Output, word for word, every line from the start of the listing down to and including the line that contains "from matplotlib.ticker import"; include nothing else.

● ● ● ● ● ● ●

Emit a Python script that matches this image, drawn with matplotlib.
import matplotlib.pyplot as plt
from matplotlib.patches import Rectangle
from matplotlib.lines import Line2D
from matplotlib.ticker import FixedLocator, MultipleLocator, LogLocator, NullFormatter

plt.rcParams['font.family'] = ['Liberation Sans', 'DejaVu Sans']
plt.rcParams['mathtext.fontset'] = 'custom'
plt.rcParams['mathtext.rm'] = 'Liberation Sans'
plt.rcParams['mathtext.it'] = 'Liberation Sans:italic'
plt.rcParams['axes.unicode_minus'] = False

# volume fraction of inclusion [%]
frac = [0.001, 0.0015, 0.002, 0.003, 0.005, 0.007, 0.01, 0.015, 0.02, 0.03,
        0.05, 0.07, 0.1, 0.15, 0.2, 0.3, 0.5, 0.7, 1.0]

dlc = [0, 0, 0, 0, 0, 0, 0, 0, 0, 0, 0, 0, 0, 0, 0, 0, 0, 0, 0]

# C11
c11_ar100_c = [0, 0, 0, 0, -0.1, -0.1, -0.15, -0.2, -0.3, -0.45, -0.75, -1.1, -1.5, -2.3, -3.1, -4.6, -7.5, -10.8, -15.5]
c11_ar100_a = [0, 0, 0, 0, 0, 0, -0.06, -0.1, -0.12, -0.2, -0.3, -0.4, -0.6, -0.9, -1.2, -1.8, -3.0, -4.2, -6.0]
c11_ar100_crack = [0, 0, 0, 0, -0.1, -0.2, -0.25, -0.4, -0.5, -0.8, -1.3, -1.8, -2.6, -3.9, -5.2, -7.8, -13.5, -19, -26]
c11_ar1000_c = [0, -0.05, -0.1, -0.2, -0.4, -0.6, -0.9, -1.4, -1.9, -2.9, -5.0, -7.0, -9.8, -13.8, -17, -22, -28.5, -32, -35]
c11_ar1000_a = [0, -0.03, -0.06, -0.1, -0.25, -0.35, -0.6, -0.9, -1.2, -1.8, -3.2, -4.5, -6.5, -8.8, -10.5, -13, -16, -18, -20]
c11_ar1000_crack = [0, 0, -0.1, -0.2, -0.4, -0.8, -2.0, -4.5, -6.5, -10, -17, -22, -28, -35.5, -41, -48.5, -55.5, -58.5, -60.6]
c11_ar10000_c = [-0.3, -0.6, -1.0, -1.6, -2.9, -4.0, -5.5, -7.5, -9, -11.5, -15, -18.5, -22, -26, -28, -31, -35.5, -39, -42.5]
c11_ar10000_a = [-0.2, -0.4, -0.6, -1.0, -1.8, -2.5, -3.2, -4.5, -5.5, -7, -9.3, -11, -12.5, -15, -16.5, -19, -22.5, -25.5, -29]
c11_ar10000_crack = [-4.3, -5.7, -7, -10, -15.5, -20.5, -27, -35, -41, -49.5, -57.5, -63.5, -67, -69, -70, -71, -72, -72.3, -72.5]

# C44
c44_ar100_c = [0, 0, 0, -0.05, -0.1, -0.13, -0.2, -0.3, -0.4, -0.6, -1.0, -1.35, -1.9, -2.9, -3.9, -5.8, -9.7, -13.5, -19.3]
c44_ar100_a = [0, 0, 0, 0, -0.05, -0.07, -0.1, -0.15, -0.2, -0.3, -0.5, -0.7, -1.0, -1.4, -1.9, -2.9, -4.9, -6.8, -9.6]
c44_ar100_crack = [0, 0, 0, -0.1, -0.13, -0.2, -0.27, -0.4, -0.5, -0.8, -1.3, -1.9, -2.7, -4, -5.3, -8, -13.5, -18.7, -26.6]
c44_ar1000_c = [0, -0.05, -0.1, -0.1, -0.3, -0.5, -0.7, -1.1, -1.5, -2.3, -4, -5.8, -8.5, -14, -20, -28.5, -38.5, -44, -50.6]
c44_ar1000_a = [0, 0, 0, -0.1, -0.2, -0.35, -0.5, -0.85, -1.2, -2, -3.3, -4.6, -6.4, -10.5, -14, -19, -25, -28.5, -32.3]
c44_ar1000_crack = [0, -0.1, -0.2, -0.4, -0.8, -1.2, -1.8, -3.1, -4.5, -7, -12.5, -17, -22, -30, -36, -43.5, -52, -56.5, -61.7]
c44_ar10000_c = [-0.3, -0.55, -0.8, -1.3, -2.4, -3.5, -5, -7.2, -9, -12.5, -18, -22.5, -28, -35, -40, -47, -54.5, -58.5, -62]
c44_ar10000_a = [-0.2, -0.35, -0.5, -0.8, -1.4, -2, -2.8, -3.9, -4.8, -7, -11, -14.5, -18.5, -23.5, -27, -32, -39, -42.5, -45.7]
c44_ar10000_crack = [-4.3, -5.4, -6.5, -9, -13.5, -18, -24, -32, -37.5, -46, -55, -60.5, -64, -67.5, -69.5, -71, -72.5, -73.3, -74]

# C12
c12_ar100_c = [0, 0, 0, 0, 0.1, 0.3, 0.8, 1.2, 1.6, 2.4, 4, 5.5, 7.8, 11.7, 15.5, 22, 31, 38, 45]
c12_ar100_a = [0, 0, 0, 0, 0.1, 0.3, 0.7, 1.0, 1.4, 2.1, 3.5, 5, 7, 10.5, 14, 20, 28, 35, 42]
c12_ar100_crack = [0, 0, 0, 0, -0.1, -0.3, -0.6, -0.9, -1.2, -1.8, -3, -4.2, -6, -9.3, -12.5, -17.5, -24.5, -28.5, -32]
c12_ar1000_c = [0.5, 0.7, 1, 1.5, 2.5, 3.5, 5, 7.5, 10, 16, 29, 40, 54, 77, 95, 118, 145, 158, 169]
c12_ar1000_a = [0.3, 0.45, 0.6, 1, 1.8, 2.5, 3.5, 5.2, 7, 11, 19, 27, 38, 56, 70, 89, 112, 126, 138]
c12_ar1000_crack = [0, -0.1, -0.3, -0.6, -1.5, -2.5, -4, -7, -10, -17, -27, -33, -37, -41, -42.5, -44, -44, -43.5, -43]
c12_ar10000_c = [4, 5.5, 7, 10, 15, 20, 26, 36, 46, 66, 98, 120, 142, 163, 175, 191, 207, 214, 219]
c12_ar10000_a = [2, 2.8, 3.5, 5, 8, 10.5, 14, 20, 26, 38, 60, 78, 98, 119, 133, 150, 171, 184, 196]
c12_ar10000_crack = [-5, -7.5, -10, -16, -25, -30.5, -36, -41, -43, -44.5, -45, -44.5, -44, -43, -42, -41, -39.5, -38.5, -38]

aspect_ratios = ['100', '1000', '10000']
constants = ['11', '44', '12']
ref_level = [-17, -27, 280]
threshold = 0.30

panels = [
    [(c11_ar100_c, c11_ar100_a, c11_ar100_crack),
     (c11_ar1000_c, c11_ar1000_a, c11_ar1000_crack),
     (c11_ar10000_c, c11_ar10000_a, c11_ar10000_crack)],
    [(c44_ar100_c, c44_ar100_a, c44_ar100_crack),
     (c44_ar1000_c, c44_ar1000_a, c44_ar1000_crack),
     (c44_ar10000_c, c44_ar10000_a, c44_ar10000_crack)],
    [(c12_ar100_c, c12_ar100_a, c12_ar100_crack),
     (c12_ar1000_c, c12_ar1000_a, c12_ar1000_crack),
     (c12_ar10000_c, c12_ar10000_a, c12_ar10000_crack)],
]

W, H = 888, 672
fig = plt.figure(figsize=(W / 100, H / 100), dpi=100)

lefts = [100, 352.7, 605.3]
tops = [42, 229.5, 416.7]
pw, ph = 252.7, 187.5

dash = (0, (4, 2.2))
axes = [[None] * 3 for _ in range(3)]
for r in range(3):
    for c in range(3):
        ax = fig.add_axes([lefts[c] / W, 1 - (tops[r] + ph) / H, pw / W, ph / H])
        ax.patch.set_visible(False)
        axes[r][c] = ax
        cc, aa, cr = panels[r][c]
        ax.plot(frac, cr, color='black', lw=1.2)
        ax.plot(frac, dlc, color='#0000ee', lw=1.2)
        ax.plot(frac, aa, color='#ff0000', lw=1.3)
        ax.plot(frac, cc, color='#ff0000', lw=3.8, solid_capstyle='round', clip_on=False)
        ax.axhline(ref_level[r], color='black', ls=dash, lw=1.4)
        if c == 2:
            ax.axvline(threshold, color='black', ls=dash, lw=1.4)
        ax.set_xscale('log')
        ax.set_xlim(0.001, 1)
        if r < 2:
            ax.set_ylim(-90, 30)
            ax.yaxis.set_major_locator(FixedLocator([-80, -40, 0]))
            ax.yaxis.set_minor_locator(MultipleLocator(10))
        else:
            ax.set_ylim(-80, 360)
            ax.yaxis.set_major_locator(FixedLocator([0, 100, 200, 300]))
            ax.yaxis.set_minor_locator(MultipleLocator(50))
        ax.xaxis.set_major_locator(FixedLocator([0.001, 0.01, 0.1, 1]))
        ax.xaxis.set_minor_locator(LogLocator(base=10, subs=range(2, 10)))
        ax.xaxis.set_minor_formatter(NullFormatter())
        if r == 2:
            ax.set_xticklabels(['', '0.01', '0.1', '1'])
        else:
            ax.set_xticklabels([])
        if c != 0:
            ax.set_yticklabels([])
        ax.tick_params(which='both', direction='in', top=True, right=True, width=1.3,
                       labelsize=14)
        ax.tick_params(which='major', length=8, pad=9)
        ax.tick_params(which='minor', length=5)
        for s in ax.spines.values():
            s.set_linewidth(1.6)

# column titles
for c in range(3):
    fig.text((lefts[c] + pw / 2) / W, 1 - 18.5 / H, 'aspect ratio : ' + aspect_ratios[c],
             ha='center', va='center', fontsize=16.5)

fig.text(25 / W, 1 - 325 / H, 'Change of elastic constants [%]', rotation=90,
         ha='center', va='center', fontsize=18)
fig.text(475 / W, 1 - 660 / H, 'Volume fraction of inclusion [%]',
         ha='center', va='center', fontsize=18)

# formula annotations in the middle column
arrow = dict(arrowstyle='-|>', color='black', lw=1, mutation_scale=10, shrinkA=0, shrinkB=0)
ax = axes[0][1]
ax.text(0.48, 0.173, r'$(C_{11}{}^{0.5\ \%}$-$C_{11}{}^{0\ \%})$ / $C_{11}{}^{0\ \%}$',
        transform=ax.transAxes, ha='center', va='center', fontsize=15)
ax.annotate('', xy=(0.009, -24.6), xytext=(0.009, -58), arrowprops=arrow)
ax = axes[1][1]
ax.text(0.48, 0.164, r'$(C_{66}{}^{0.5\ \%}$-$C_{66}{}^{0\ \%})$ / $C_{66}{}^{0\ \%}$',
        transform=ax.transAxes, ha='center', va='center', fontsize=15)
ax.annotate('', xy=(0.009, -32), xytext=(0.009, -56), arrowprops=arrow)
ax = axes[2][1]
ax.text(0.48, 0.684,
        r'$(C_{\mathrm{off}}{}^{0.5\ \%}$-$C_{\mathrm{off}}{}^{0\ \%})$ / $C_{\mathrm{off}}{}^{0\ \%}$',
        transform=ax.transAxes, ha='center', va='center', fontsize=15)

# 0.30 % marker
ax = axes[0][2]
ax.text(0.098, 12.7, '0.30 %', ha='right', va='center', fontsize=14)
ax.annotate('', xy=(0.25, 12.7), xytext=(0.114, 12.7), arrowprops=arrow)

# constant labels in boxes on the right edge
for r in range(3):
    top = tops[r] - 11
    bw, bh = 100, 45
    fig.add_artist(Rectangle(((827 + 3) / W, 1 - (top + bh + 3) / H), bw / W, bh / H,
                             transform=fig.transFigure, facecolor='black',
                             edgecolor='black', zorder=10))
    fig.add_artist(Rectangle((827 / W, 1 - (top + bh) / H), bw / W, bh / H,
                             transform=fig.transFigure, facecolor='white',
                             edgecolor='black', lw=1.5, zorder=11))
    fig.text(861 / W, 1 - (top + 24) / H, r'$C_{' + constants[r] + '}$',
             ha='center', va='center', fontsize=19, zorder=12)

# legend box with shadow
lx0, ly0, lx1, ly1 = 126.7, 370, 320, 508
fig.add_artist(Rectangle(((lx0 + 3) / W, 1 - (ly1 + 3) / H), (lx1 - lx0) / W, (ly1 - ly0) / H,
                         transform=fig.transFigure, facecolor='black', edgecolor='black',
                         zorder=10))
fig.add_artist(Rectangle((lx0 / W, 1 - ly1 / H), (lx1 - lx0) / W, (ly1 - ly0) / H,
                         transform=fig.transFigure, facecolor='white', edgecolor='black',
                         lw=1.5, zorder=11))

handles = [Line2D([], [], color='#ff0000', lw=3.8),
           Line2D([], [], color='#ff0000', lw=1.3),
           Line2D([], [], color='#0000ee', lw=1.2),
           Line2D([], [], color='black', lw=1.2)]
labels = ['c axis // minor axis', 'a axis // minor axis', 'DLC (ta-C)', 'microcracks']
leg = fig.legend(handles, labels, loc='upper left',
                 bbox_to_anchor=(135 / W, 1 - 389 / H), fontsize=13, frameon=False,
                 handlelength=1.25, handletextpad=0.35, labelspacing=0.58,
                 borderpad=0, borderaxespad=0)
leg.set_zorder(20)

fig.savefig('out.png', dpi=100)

● ● ● ● ● ● ●

▶ [Final result]
Emit a Python script that matches this image, drawn with matplotlib.
import matplotlib.pyplot as plt
from matplotlib.patches import Rectangle
from matplotlib.lines import Line2D
from matplotlib.ticker import FixedLocator, MultipleLocator, LogLocator, NullFormatter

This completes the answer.